Shared memory is slower, because the graphics chip has to access it via the system memory bus, while it can access local framebuffer RAM directly. Most if not all modern graphics cards therefore use local video memory.

While shared memory was quite usable on all previous integrated chips (630/730, 65x, 661, 74x), there is a serious problem with it on the SiS760 – caused by the aforementioned fact that the CPU contains the system memory controller. This leads to severe memory bandwidth limitations if only shared system memory is used and no local framebuffer memory is present.

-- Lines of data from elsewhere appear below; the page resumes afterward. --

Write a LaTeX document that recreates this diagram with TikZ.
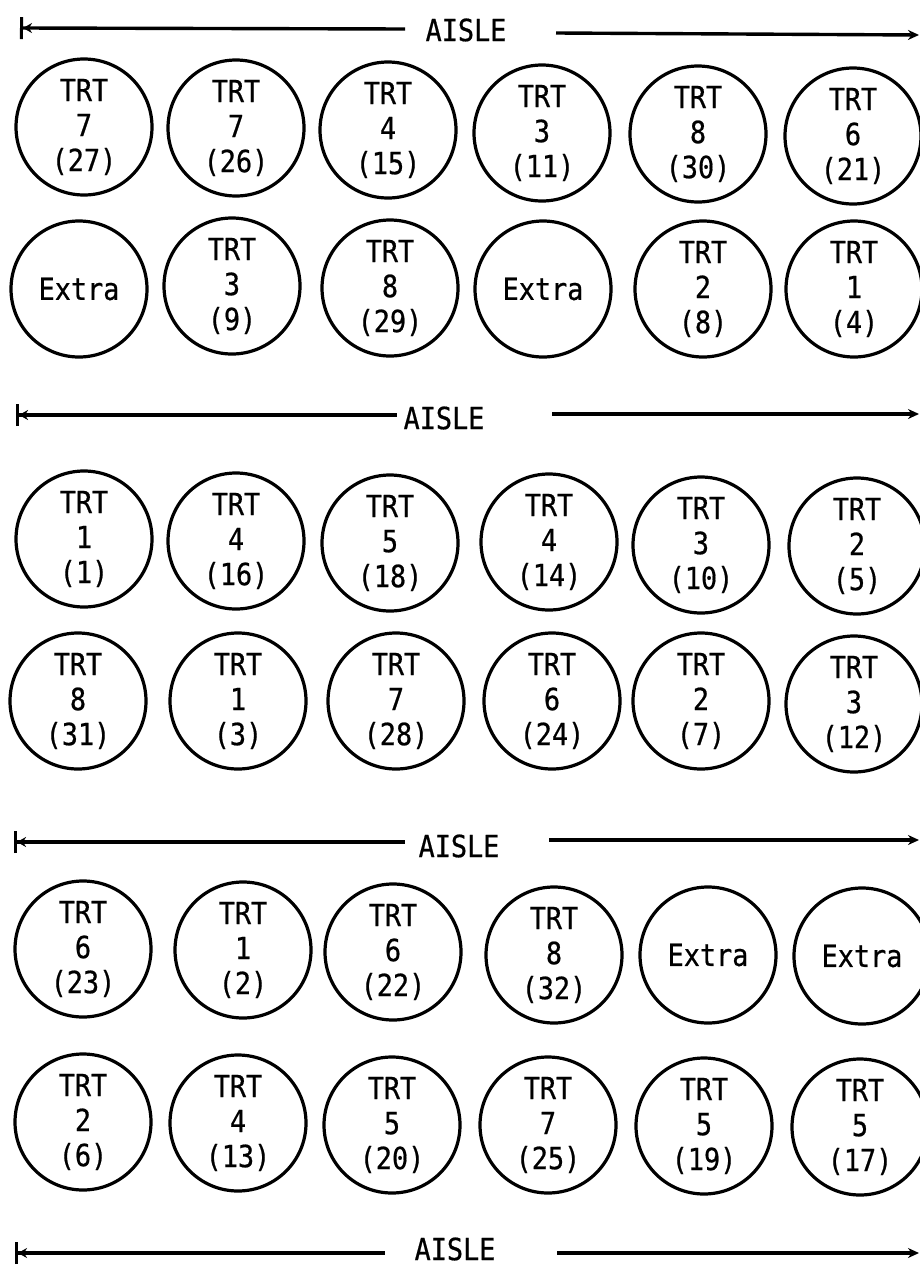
\documentclass[tikz,border=0pt]{standalone}
\usepackage{fontspec}
\newfontfamily\typefont[FakeStretch=0.88,FakeBold=0.6]{DejaVu Sans Mono}
\usetikzlibrary{arrows.meta}
\begin{document}
\begin{tikzpicture}[x=1pt,y=-1pt,
  plot/.style={circle,draw,line width=3.2pt,minimum size=136pt,inner sep=0pt,
    align=center,font=\typefont\fontsize{30.5}{35}\selectfont},
  aislelabel/.style={font=\typefont\fontsize{30.5}{35}\selectfont,inner sep=0pt},
  aisleline/.style={line width=3.4pt},
  leftend/.style={{Bar[width=22pt,line width=3pt]Stealth[length=9pt,width=10pt]}-},
  rightend/.style={-{Stealth[length=11pt,width=10pt]}}]
\useasboundingbox (0,0) rectangle (920,1266);

% Aisle 1
\coordinate (a1l) at (20,28); \coordinate (a1m) at (405,29);
\node[aislelabel] (a1) at (466,30) {AISLE};
\coordinate (a1n) at (556,33); \coordinate (a1r) at (919,35);
\draw[aisleline,leftend] (a1l) -- (a1m);
\draw[aisleline,rightend] (a1n) -- (a1r);

% Row 1
\node[plot] (r1c1) at (84,127) {TRT\\7\\(27)};
\node[plot] (r1c2) at (236,128) {TRT\\7\\(26)};
\node[plot] (r1c3) at (388,130) {TRT\\4\\(15)};
\node[plot] (r1c4) at (542,133) {TRT\\3\\(11)};
\node[plot] (r1c5) at (698,134) {TRT\\8\\(30)};
\node[plot] (r1c6) at (853,136) {TRT\\6\\(21)};

% Row 2
\node[plot] (r2c1) at (79,289) {Extra};
\node[plot] (r2c2) at (232,286) {TRT\\3\\(9)};
\node[plot] (r2c3) at (390,288) {TRT\\8\\(29)};
\node[plot] (r2c4) at (543,289) {Extra};
\node[plot] (r2c5) at (703,289) {TRT\\2\\(8)};
\node[plot] (r2c6) at (854,289) {TRT\\1\\(4)};

% Aisle 2
\coordinate (a2l) at (16,415); \coordinate (a2m) at (397,415);
\node[aislelabel] (a2) at (444,418) {AISLE};
\coordinate (a2n) at (552,414); \coordinate (a2r) at (919,414);
\draw[aisleline,leftend] (a2l) -- (a2m);
\draw[aisleline,rightend] (a2n) -- (a2r);

% Row 3
\node[plot] (r3c1) at (84,539) {TRT\\1\\(1)};
\node[plot] (r3c2) at (236,541) {TRT\\4\\(16)};
\node[plot] (r3c3) at (390,543) {TRT\\5\\(18)};
\node[plot] (r3c4) at (549,542) {TRT\\4\\(14)};
\node[plot] (r3c5) at (701,545) {TRT\\3\\(10)};
\node[plot] (r3c6) at (857,546) {TRT\\2\\(5)};

% Row 4
\node[plot] (r4c1) at (78,701) {TRT\\8\\(31)};
\node[plot] (r4c2) at (238,701) {TRT\\1\\(3)};
\node[plot] (r4c3) at (396,701) {TRT\\7\\(28)};
\node[plot] (r4c4) at (552,701) {TRT\\6\\(24)};
\node[plot] (r4c5) at (701,701) {TRT\\2\\(7)};
\node[plot] (r4c6) at (854,704) {TRT\\3\\(12)};

% Aisle 3
\coordinate (a3l) at (14,842); \coordinate (a3m) at (405,842);
\node[aislelabel] (a3) at (459,846) {AISLE};
\coordinate (a3n) at (549,840); \coordinate (a3r) at (919,840);
\draw[aisleline,leftend] (a3l) -- (a3m);
\draw[aisleline,rightend] (a3n) -- (a3r);

% Row 5
\node[plot] (r5c1) at (83,949) {TRT\\6\\(23)};
\node[plot] (r5c2) at (243,950) {TRT\\1\\(2)};
\node[plot] (r5c3) at (393,952) {TRT\\6\\(22)};
\node[plot] (r5c4) at (554,955) {TRT\\8\\(32)};
\node[plot] (r5c5) at (708,955) {Extra};
\node[plot] (r5c6) at (862,956) {Extra};

% Row 6
\node[plot] (r6c1) at (83,1122) {TRT\\2\\(6)};
\node[plot] (r6c2) at (238,1123) {TRT\\4\\(13)};
\node[plot] (r6c3) at (392,1125) {TRT\\5\\(20)};
\node[plot] (r6c4) at (548,1125) {TRT\\7\\(25)};
\node[plot] (r6c5) at (704,1126) {TRT\\5\\(19)};
\node[plot] (r6c6) at (860,1127) {TRT\\5\\(17)};

% Aisle 4
\coordinate (a4l) at (15,1253); \coordinate (a4m) at (385,1253);
\node[aislelabel] (a4) at (455,1249) {AISLE};
\coordinate (a4n) at (557,1253); \coordinate (a4r) at (919,1253);
\draw[aisleline,leftend] (a4l) -- (a4m);
\draw[aisleline,rightend] (a4n) -- (a4r);
\end{tikzpicture}
\end{document}
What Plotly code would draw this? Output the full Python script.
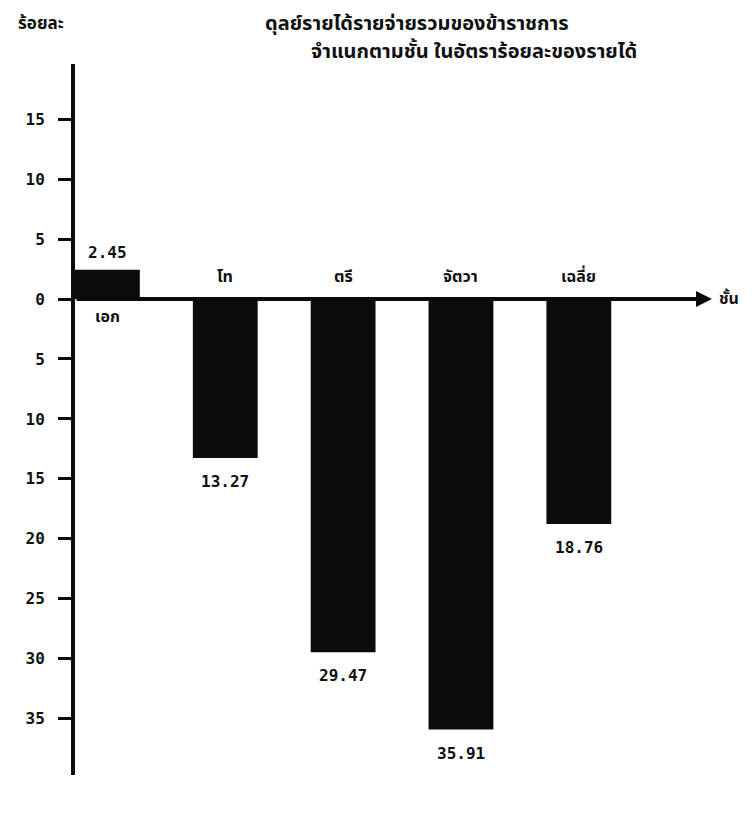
import plotly.graph_objects as go

categories = ["เอก", "โท", "ตรี", "จัตวา", "เฉลี่ย"]
values = [2.45, -13.27, -29.47, -35.91, -18.76]
value_labels = ["2.45", "13.27", "29.47", "35.91", "18.76"]
tick_vals = [15, 10, 5, 0, -5, -10, -15, -20, -25, -30, -35]
tick_text = ["<b>%d</b>" % abs(v) for v in tick_vals]

title_line1 = "ดุลย์รายได้รายจ่ายรวมของข้าราชการ"
title_line2 = "จำแนกตามชั้น ในอัตราร้อยละของรายได้"
y_label = "ร้อยละ"
x_label = "ชั้น"

THAI = "Noto Sans Thai, Noto Sans Thai Looped, Loma, Garuda, Norasi, Tlwg Typo, sans-serif"
MONO = "DejaVu Sans Mono, Liberation Mono, monospace"

W, H = 752, 818
L, R, T, B = 67, 48, 56, 51
PW, PH = W - L - R, H - T - B
OFF = 6


def px_x(px):
    return (px - OFF - L) / PW


def px_y(py):
    return 1 - (py - OFF - T) / PH


xpos = list(range(len(categories)))

fig = go.Figure()
fig.add_trace(go.Bar(
    x=xpos, y=values, width=0.55,
    marker=dict(color="#0b0b0b", line=dict(width=0)),
    showlegend=False, hoverinfo="skip",
))

# value labels
for i, (v, t) in enumerate(zip(values, value_labels)):
    if v >= 0:
        fig.add_annotation(x=i, y=v, text="<b>%s</b>" % t, showarrow=False, yanchor="bottom",
                           yshift=6, font=dict(family=MONO, size=16, color="#111"))
    else:
        fig.add_annotation(x=i, y=v, text="<b>%s</b>" % t, showarrow=False, yanchor="top",
                           yshift=-12, font=dict(family=MONO, size=16, color="#111"))

# category labels
for i, (v, c) in enumerate(zip(values, categories)):
    if v >= 0:
        fig.add_annotation(x=i, y=0, text="<b>%s</b>" % c, showarrow=False, yanchor="top",
                           yshift=-4, font=dict(family=THAI, size=16, color="#111"))
    else:
        fig.add_annotation(x=i, y=0, text="<b>%s</b>" % c, showarrow=False, yanchor="bottom",
                           yshift=8, font=dict(family=THAI, size=16, color="#111"))

# zero line with arrow
fig.add_annotation(x=5.13, y=0, ax=-0.275, ay=0, axref="x", ayref="y",
                   xref="x", yref="y", text="", showarrow=True,
                   arrowhead=2, arrowsize=0.8, arrowwidth=4, arrowcolor="#0b0b0b")

# x label
fig.add_annotation(x=1.0, y=0, xref="paper", yref="y", text="<b>%s</b>" % x_label,
                   showarrow=False, xanchor="left", xshift=5,
                   font=dict(family=THAI, size=16, color="#111"))

# y label
fig.add_annotation(x=px_x(14), y=px_y(22), xref="paper", yref="paper",
                   text="<b>%s</b>" % y_label, showarrow=False,
                   xanchor="left", yanchor="middle",
                   font=dict(family=THAI, size=17, color="#111"))

# title (two separate lines)
fig.add_annotation(x=px_x(415), y=px_y(22), xref="paper", yref="paper",
                   text="<b>%s</b>" % title_line1, showarrow=False,
                   xanchor="center", yanchor="middle",
                   font=dict(family=THAI, size=20, color="#111"))
fig.add_annotation(x=px_x(472), y=px_y(50), xref="paper", yref="paper",
                   text="<b>%s</b>" % title_line2, showarrow=False,
                   xanchor="center", yanchor="middle",
                   font=dict(family=THAI, size=20, color="#111"))

fig.update_layout(
    width=W, height=H,
    margin=dict(l=L, r=R, t=T, b=B, autoexpand=False),
    paper_bgcolor="white", plot_bgcolor="white",
    bargap=0.45,
)
fig.update_xaxes(range=[-0.275, 5.13], showticklabels=False, showgrid=False,
                 zeroline=False, showline=False, ticks="", automargin=False)
fig.update_yaxes(range=[-39.7, 19.6], tickvals=tick_vals, ticktext=tick_text,
                 showgrid=False, zeroline=False, showline=True, linewidth=4,
                 linecolor="#0b0b0b", ticks="outside", ticklen=13, tickwidth=2.5,
                 tickcolor="#0b0b0b", ticklabelstandoff=10, automargin=False,
                 tickfont=dict(family=MONO, size=16, color="#111"))

fig.write_html("out.html")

Therefore, the 760 – if used with shared memory only – is not really usable in dual head configurations; even in single-head operation, some features are limited. This especially affects video overlay support (Xv): Although the SiS760 supports two video overlays, these are in most cases not usable: Heavy flicker in the video and the graphics may occure as a result of exceeding the available memory bandwidth. The X driver takes some counter-measures on such systems (even advanced ones in the Premium Version), but it can’t avoid the problems entirely. On systems with both shared and local video memory, the drivers will only use the local memory part. You may likewise disable the shared memory in the BIOS.

My advice: Don’t buy a machine with a SiS760 unless this machine has dedicated local video memory. And please don’t complain about “driver bugs” if you see “flashing lines” on the screen; these are the typical effects of a bandwidth problem and unavoidable – even the Windows driver can’t do better. In such cases, reduce the resolution and/or refresh rate and/or color depth, or use one output (CRT1 or CRT2) only. Sorry, can’t help it. There is no driver bug involved.

For poor Averatec 6240 users: My drivers at least allow 1280×800 on the LCD if the external monitor is enabled… the Windows driver kicks you back to 1024×768 in such a case.